Fed Expected to Drop Interest Rates

Drop in the discount rate… federal funds rate could be next…

With recent turmoil in the financial markets, on August 17, the Federal Reserve cut its discount rate by half a percentage point to 5.75%. This is the rate the Fed charges qualified lenders for temporary loans. Although largely symbolic, one economist suggested that the cut has more significance than most people realize. David Wyss, chief economist with Standard & Poor’s, said the cut could help convince banks it is okay to keep lending to companies or consumers that are actually creditworthy. “This is an important move… The Fed is telling banks that the discount window is open,” Wyss said.

Although the Central Bank did not change its more closely watched federal funds rate that affects credit cards, home equity lines of credit, car loans and other consumer loan rates, many economists surveyed by MarketWatch believe the Fed will cut the fed funds rate at or before its Sept. 18 meeting. The futures market also expects dramatic cuts in the fed funds rate, with the target falling to 4.50% by year end from 5.25% at it’s current level.

“If they don’t ease, you’re going to disappoint the markets,” said James O’Sullivan, an economist for UBS. An ease would help the housing market to some extent, and would inspire more confidence in the market. Some analysts expect a quarter point cut in September followed by another one in late October bringing the rate down to 4.75%. This couldĀ drop credit card APR’s significantly over the next few months.

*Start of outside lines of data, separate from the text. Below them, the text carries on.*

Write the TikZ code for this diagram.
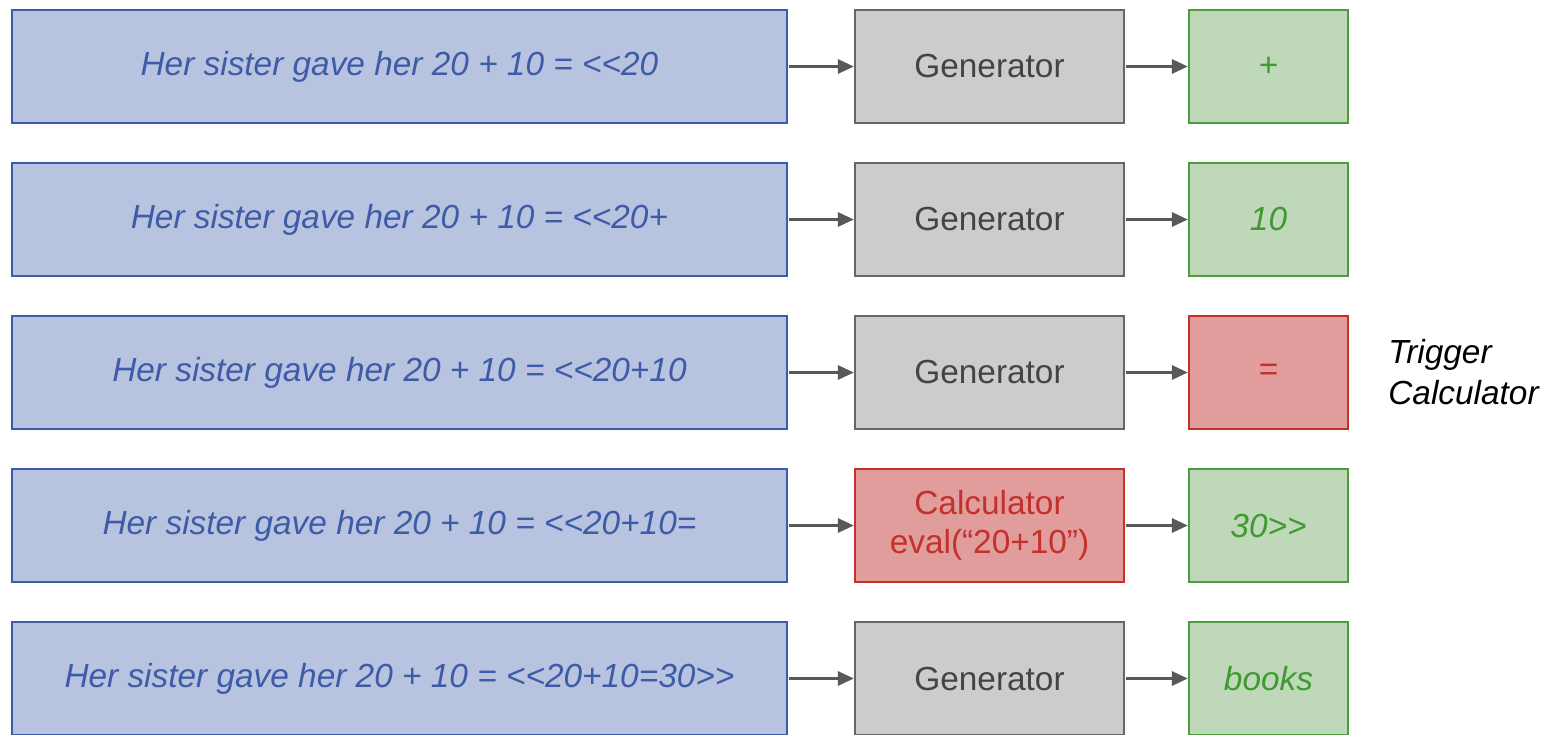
\documentclass[tikz,border=0pt]{standalone}
\usepackage{fontspec}
\setmainfont{Liberation Sans}
\usetikzlibrary{arrows.meta}
\definecolor{bfill}{HTML}{B8C3DF}
\definecolor{bline}{HTML}{3D5BA7}
\definecolor{gfill}{HTML}{CCCCCC}
\definecolor{gline}{HTML}{666666}
\definecolor{gtext}{HTML}{444444}
\definecolor{grfill}{HTML}{BED8B9}
\definecolor{grline}{HTML}{4F9B3F}
\definecolor{grtext}{HTML}{3F9A30}
\definecolor{rfill}{HTML}{E09D9C}
\definecolor{rline}{HTML}{C4302B}
\definecolor{aline}{HTML}{595959}
\tikzset{
  box/.style={draw, line width=1.4pt, inner sep=0pt, font=\fontsize{19}{23}\selectfont, align=center},
  inbox/.style={box, fill=bfill, draw=bline, text=bline, minimum width=15.5cm, minimum height=2.26cm, font=\fontsize{19}{23}\selectfont\itshape},
  genbox/.style={box, fill=gfill, draw=gline, text=gtext, minimum width=5.38cm, minimum height=2.26cm},
  calcbox/.style={box, fill=rfill, draw=rline, text=rline, minimum width=5.38cm, minimum height=2.26cm},
  outbox/.style={box, fill=grfill, draw=grline, text=grtext, minimum width=3.18cm, minimum height=2.26cm},
  trigbox/.style={box, fill=rfill, draw=rline, text=rline, minimum width=3.18cm, minimum height=2.26cm},
  arr/.style={draw=aline, line width=1.5pt, -{Triangle[length=9pt,width=8pt]}, shorten <=0.7pt}
}
\begin{document}
\begin{tikzpicture}[x=0.02cm,y=-0.02cm]
\useasboundingbox (0,0) rectangle (1547,734);
\clip (0,0) rectangle (1547,734);
\node[inbox] (i1) at (399.5,66.5) {Her sister gave her 20 + 10 = <{}<20};
\node[genbox] (g1) at (989.5,66.5) {Generator};
\node[outbox] (o1) at (1268.5,66.5) {+};
\node[inbox] (i2) at (399.5,219.5) {Her sister gave her 20 + 10 = <{}<20+};
\node[genbox] (g2) at (989.5,219.5) {Generator};
\node[outbox, font=\fontsize{19}{23}\selectfont\itshape] (o2) at (1268.5,219.5) {10};
\node[inbox] (i3) at (399.5,372.5) {Her sister gave her 20 + 10 = <{}<20+10};
\node[genbox] (g3) at (989.5,372.5) {Generator};
\node[trigbox] (o3) at (1268.5,372.5) {=};
\node[inbox] (i4) at (399.5,525.5) {Her sister gave her 20 + 10 = <{}<20+10=};
\node[calcbox] (g4) at (989.5,525.5) {Calculator\\[-1pt]eval(“20+10”)};
\node[outbox, font=\fontsize{19}{23}\selectfont\itshape] (o4) at (1268.5,525.5) {30>{}>};
\node[inbox] (i5) at (399.5,678.5) {Her sister gave her 20 + 10 = <{}<20+10=30>{}>};
\node[genbox] (g5) at (989.5,678.5) {Generator};
\node[outbox, font=\fontsize{19}{23}\selectfont\itshape] (o5) at (1268.5,678.5) {books};
\node[anchor=west, align=left, font=\fontsize{19}{23}\selectfont\itshape, inner sep=0pt] (t) at (1388,372) {Trigger\\Calculator};
\foreach \k in {1,...,5} {
  \draw[arr] (i\k) -- (g\k);
  \draw[arr] (g\k) -- (o\k);
}
\end{tikzpicture}
\end{document}
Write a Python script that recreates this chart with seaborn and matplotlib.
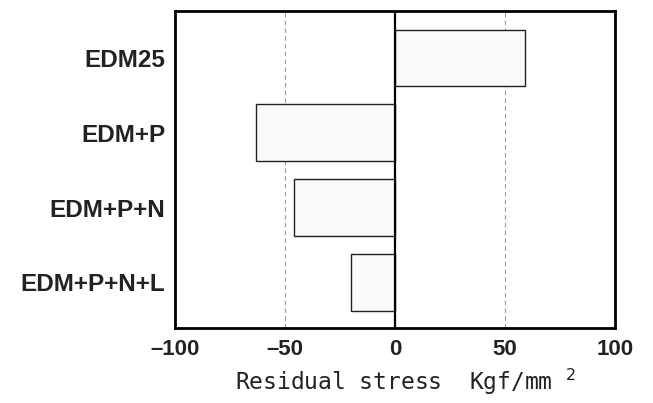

In another statement, the central bank indicated that “financial market conditions have deteriorated, and tighter credit conditions and increased uncertainty have the potential to restrain economic growth going forward.” The Fed added that “although recent data suggest that the economy has continued to expand at a moderate pace, the Federal Open Market Committee judges that the downside risks to growth have increased appreciably” and that the Fed was prepared to take more action if necessary. According to federal funds futures listed on the Chicago Board of Trade, investors are betting that it is all but certain the Fed will cut the federal funds rate by at least a quarter of a percentage point.